Records from a data source
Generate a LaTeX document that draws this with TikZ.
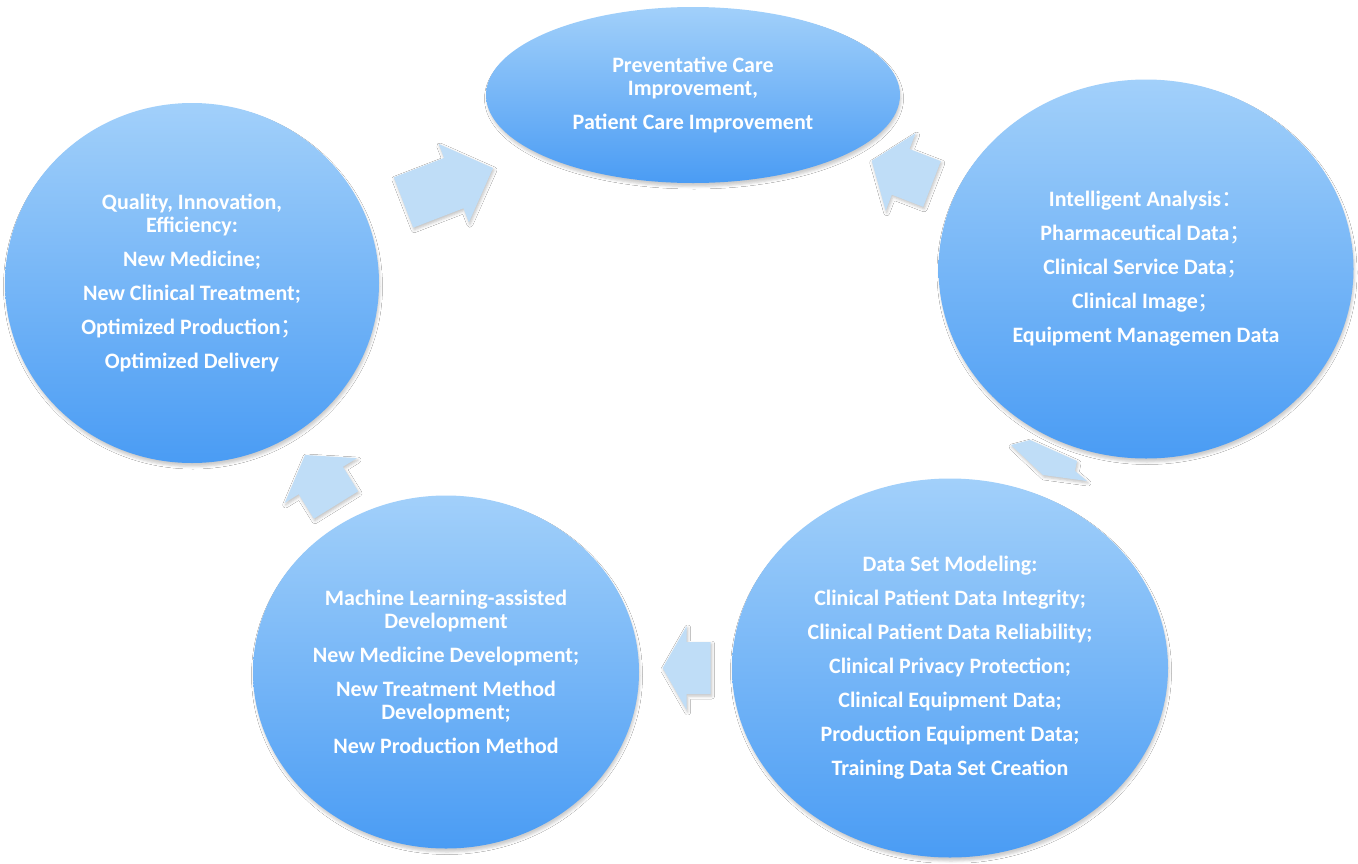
\documentclass[tikz,border=0pt]{standalone}
\usepackage{fontspec}
\setmainfont{Carlito}
\newfontfamily\cjk{Noto Sans CJK SC}
\usetikzlibrary{shapes.geometric,shadows.blur}
\definecolor{ctop}{HTML}{A2D0FA}
\definecolor{cbot}{HTML}{4A9CF4}
\definecolor{afill}{HTML}{BFDDF7}
\newcommand\fw[1]{{\cjk\mdseries #1}}
\tikzset{
  bubble/.style={ellipse, inner sep=0pt, draw=none,
    top color=ctop, bottom color=cbot, text=white, align=center,
    font=\fontsize{22}{23}\selectfont\bfseries,
    blur shadow={shadow xshift=1pt, shadow yshift=-3.5pt,
      shadow blur radius=2.5pt, shadow opacity=20}},
  arrowfill/.style={fill=afill,
    blur shadow={shadow xshift=1pt, shadow yshift=-2pt,
      shadow blur radius=3pt, shadow opacity=25}},
  pics/blockarrow/.style args={#1/#2/#3/#4}{code={
    \path[arrowfill] (0,#2/2) -- (#1-#4,#2/2) -- (#1-#4,#3/2) -- (#1,0)
      -- (#1-#4,-#3/2) -- (#1-#4,-#2/2) -- (0,-#2/2) -- cycle;}}
}
\begin{document}
\begin{tikzpicture}[x=1pt,y=-1pt]
\useasboundingbox[fill=white] (0,0) rectangle (1358,863);

\node[bubble, minimum width=414pt, minimum height=176pt] (care) at (693,95)
  {Preventative Care\\Improvement,\\[11pt]Patient Care Improvement};

\node[bubble, minimum width=374pt, minimum height=360pt] (quality) at (192,283)
  {Quality, Innovation,\\Efficiency:\\[11pt]New Medicine;\\[11pt]New Clinical Treatment;\\[11pt]Optimized Production\fw{；}\\[11pt]Optimized Delivery};

\node[bubble, minimum width=415pt, minimum height=379pt] (analysis) at (1146,269)
  {Intelligent Analysis\fw{：}\\[11pt]Pharmaceutical Data\fw{；}\\[11pt]Clinical Service Data\fw{；}\\[11pt]Clinical Image\fw{；}\\[11pt]Equipment Managemen Data};

\node[bubble, minimum width=436pt, minimum height=379pt] (dataset) at (950,668)
  {Data Set Modeling:\\[11pt]Clinical Patient Data Integrity;\\[11pt]Clinical Patient Data Reliability;\\[11pt]Clinical Privacy Protection;\\[11pt]Clinical Equipment Data;\\[11pt]Production Equipment Data;\\[11pt]Training Data Set Creation};

\node[bubble, minimum width=386pt, minimum height=353pt] (ml) at (446,672)
  {Machine Learning-assisted\\Development\\[11pt]New Medicine Development;\\[11pt]New Treatment Method\\Development;\\[11pt]New Production Method};

% block arrows
\pic (aq) [rotate=21.08] at (403.5,202.5) {blockarrow=95.9/54/84/42};
\pic (aa) [rotate=158.9] at (932,184) {blockarrow=64.6/49/83/31};
\pic (ad) [rotate=180] at (710.7,668) {blockarrow=48/52/84/24};
\pic (am) [rotate=121.8] at (336,505) {blockarrow=58.8/52/85/30};
\path[arrowfill] (1011,445) -- (1030,440) -- (1077,461) -- (1075,471)
  -- (1087,481) -- (1043,475) -- cycle;
\end{tikzpicture}
\end{document}
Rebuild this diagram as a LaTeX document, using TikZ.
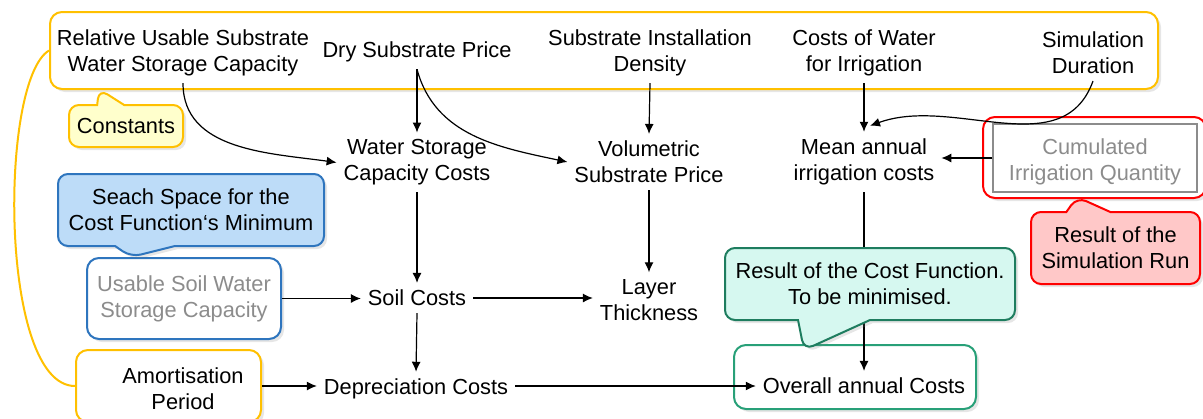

TASK TO COMPLETE:
Copy out each line exactly, without the pictures.

TASK SOLUTION:
Generate a LaTeX document that draws this with TikZ.
\documentclass[tikz,border=0pt]{standalone}
\usepackage{fontspec}
\setmainfont{Carlito}
\newfontfamily\cjk{Noto Sans CJK SC}
\usetikzlibrary{shapes.geometric,shadows.blur}
\definecolor{ctop}{HTML}{A2D0FA}
\definecolor{cbot}{HTML}{4A9CF4}
\definecolor{afill}{HTML}{BFDDF7}
\newcommand\fw[1]{{\cjk\mdseries #1}}
\tikzset{
  bubble/.style={ellipse, inner sep=0pt, draw=none,
    top color=ctop, bottom color=cbot, text=white, align=center,
    font=\fontsize{22}{23}\selectfont\bfseries,
    blur shadow={shadow xshift=1pt, shadow yshift=-3.5pt,
      shadow blur radius=2.5pt, shadow opacity=20}},
  arrowfill/.style={fill=afill,
    blur shadow={shadow xshift=1pt, shadow yshift=-2pt,
      shadow blur radius=3pt, shadow opacity=25}},
  pics/blockarrow/.style args={#1/#2/#3/#4}{code={
    \path[arrowfill] (0,#2/2) -- (#1-#4,#2/2) -- (#1-#4,#3/2) -- (#1,0)
      -- (#1-#4,-#3/2) -- (#1-#4,-#2/2) -- (0,-#2/2) -- cycle;}}
}
\begin{document}
\begin{tikzpicture}[x=1pt,y=-1pt]
\useasboundingbox[fill=white] (0,0) rectangle (1358,863);

\node[bubble, minimum width=414pt, minimum height=176pt] (care) at (693,95)
  {Preventative Care\\Improvement,\\[11pt]Patient Care Improvement};

\node[bubble, minimum width=374pt, minimum height=360pt] (quality) at (192,283)
  {Quality, Innovation,\\Efficiency:\\[11pt]New Medicine;\\[11pt]New Clinical Treatment;\\[11pt]Optimized Production\fw{；}\\[11pt]Optimized Delivery};

\node[bubble, minimum width=415pt, minimum height=379pt] (analysis) at (1146,269)
  {Intelligent Analysis\fw{：}\\[11pt]Pharmaceutical Data\fw{；}\\[11pt]Clinical Service Data\fw{；}\\[11pt]Clinical Image\fw{；}\\[11pt]Equipment Managemen Data};

\node[bubble, minimum width=436pt, minimum height=379pt] (dataset) at (950,668)
  {Data Set Modeling:\\[11pt]Clinical Patient Data Integrity;\\[11pt]Clinical Patient Data Reliability;\\[11pt]Clinical Privacy Protection;\\[11pt]Clinical Equipment Data;\\[11pt]Production Equipment Data;\\[11pt]Training Data Set Creation};

\node[bubble, minimum width=386pt, minimum height=353pt] (ml) at (446,672)
  {Machine Learning-assisted\\Development\\[11pt]New Medicine Development;\\[11pt]New Treatment Method\\Development;\\[11pt]New Production Method};

% block arrows
\pic (aq) [rotate=21.08] at (403.5,202.5) {blockarrow=95.9/54/84/42};
\pic (aa) [rotate=158.9] at (932,184) {blockarrow=64.6/49/83/31};
\pic (ad) [rotate=180] at (710.7,668) {blockarrow=48/52/84/24};
\pic (am) [rotate=121.8] at (336,505) {blockarrow=58.8/52/85/30};
\path[arrowfill] (1011,445) -- (1030,440) -- (1077,461) -- (1075,471)
  -- (1087,481) -- (1043,475) -- cycle;
\end{tikzpicture}
\end{document}
Rebuild this diagram as a LaTeX document, using TikZ.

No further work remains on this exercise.